クロールと平泳ぎ 「教育は愛」No.149

体育授業

体育授業ー27 (高学年)クロールと平泳ぎの指導方法

小学校の学習指導要領を見ると水泳では、「クロール及び平泳ぎの技能を身に付け、続けて長く泳ぐことができるようにする」と明記されています。

 低学年で潜る、浮くを学習し、「けのび」の姿勢から面かぶりクロールへ入るのは理に適っています。その後、面かぶりクロールからクロールへ進み、クロールができた子どもから平泳ぎへ進むという学習過程が一般的に行われています。

 この学習過程だとクロールが泳げない子どもは、小学校で一度も平泳ぎを経験しないまま中学校へ進学することになります。 

 私は、この学習過程に疑問を感じ、高学年を担任すると、クロールが泳げない子どもにも平泳ぎの指導をすることにしました。

 Q君は六年生でようやく面かぶりクロールが泳げるようになりました。面かぶりクロールができるようになると私たち教師はすぐに息継ぎを指導したがります。

 しかし、この段階では、面かぶりクロールをたっぷり経験させ、脱力して浮きの姿勢を保てるようになるまで習熟させることが重要です。脱力して浮く姿勢を身に付けてしまえば、ちょっとやそっとでは沈むことはありません。この段階まで来れば、息継ぎの技能は各段に容易に習得することができます。
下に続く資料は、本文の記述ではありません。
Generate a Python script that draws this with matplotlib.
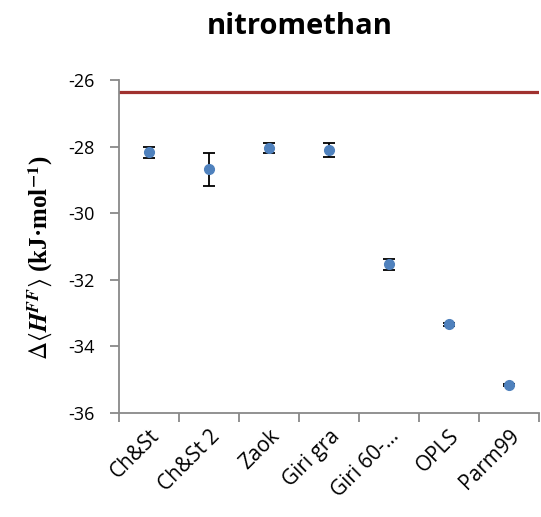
import matplotlib
matplotlib.use("Agg")
import matplotlib.pyplot as plt
import matplotlib.transforms as mtransforms
import numpy as np

categories = ["Ch&St", "Ch&St 2", "Zaok", "Giri gra", "Giri 60-…", "OPLS", "Parm99"]
values = [-28.17, -28.68, -28.05, -28.10, -31.53, -33.33, -35.15]
errors = [0.17, 0.50, 0.15, 0.20, 0.17, 0.05, 0.03]
reference = -26.37
yticks = [-36, -34, -32, -30, -28, -26]

plt.rcParams['mathtext.fontset'] = 'stix'

fig = plt.figure(figsize=(5.41, 5.17), dpi=100)
ax = fig.add_axes([0.22, 0.201, 0.776, 0.644])

x = np.arange(len(categories))
ax.errorbar(x, values, yerr=errors, fmt='o', color='#4F81BD', markersize=7,
            ecolor='black', elinewidth=1.3, capsize=4, capthick=1.3, zorder=3)
ax.axhline(reference, color='#A0312F', linewidth=2.3, zorder=2)

ax.set_xlim(-0.5, len(categories) - 0.5)
ax.set_ylim(-36, -26)
ax.set_yticks(yticks)
ax.set_yticklabels([str(v) for v in yticks], fontfamily='Open Sans', fontsize=13)
ax.set_xticks(x)
ax.set_xticklabels(categories, rotation=45, ha='right', rotation_mode='anchor',
                   fontfamily='Open Sans', fontsize=15)
offset = mtransforms.ScaledTranslation(4 / 100, 0, fig.dpi_scale_trans)
for lbl in ax.get_xticklabels():
    lbl.set_transform(lbl.get_transform() + offset)
ax.set_xticks(np.arange(-0.5, len(categories)), minor=True)
ax.tick_params(axis='x', which='major', length=0, pad=9)
ax.tick_params(axis='x', which='minor', length=6.5, color='#898989', width=1.3, direction='out')
ax.tick_params(axis='y', length=6.5, color='#898989', width=1.3, direction='out', pad=11)

for s in ['top', 'right']:
    ax.spines[s].set_visible(False)
for s in ['left', 'bottom']:
    ax.spines[s].set_color('#898989')
    ax.spines[s].set_linewidth(1.3)

fig.text(40 / 541, 1 - 258 / 517,
         r'$\Delta\langle \mathbfit{H}^{\mathbfit{FF}}\rangle$ (kJ·mol$^{\mathbf{-1}}$)',
         rotation=90, ha='center', va='center',
         fontfamily='Liberation Serif', fontweight='bold', fontsize=18)

fig.text(300 / 541, 1 - 26 / 517, 'nitromethan', ha='center', va='center',
         fontfamily='Open Sans', fontweight='bold', fontsize=21)

fig.savefig('out.png', dpi=100)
 私はこの段階で、Q君に平泳ぎを指導しました。足の形や腕の動かし方など、部分の指導ではなく、Q君の両足を持って、平泳ぎのリズム「手、足、伸びて」を口伴奏しながらQ君のイメージしている平泳ぎをやってもらうのです。このリズムを刻ませてから、手や足の動きを修正していきます。

 こうすると細かい動きに課題はあるもののQ君は平泳ぎらししい泳ぎを見せてくれました。けのびの姿勢がしっかりとできているので、平泳ぎの息継ぎは楽にできるのです。息継ぎができると泳ぎが苦手な子どもは大きな安心感を持つようになります。

 私が教師になってから通ったスイミングスクールでは、「けのび→クロール→背泳ぎ→平泳ぎ→バタフライ」という学習過程で指導してくれました。泳ぎの本質を捉えて、効率のよい指導方法をプロとして日夜研究されているのでしょう。

 一方学校教育では「クロール→平泳ぎ」という固定観念に縛られて、できない子どもはいつもクロールの途中で時間切れ、という場面が多く見られます。

 問題は、教師の水泳指導に関する柔軟な発想が乏しいことにあります。Q君のように、姿勢ができたら平泳ぎも同時に指導して成果のあった子どもは沢山いるのです。

 虻蜂取らずに陥らないことを心がけながら、思い切ったメスを入れられるだけの勇気と研究が教師には求められているのでしゃないでしょうか。

 ☆水泳の指導過程は、一本道ではありません。色々な道があるのです。それを 見つけて、子どもたちを伸ばすことがプロの教師です!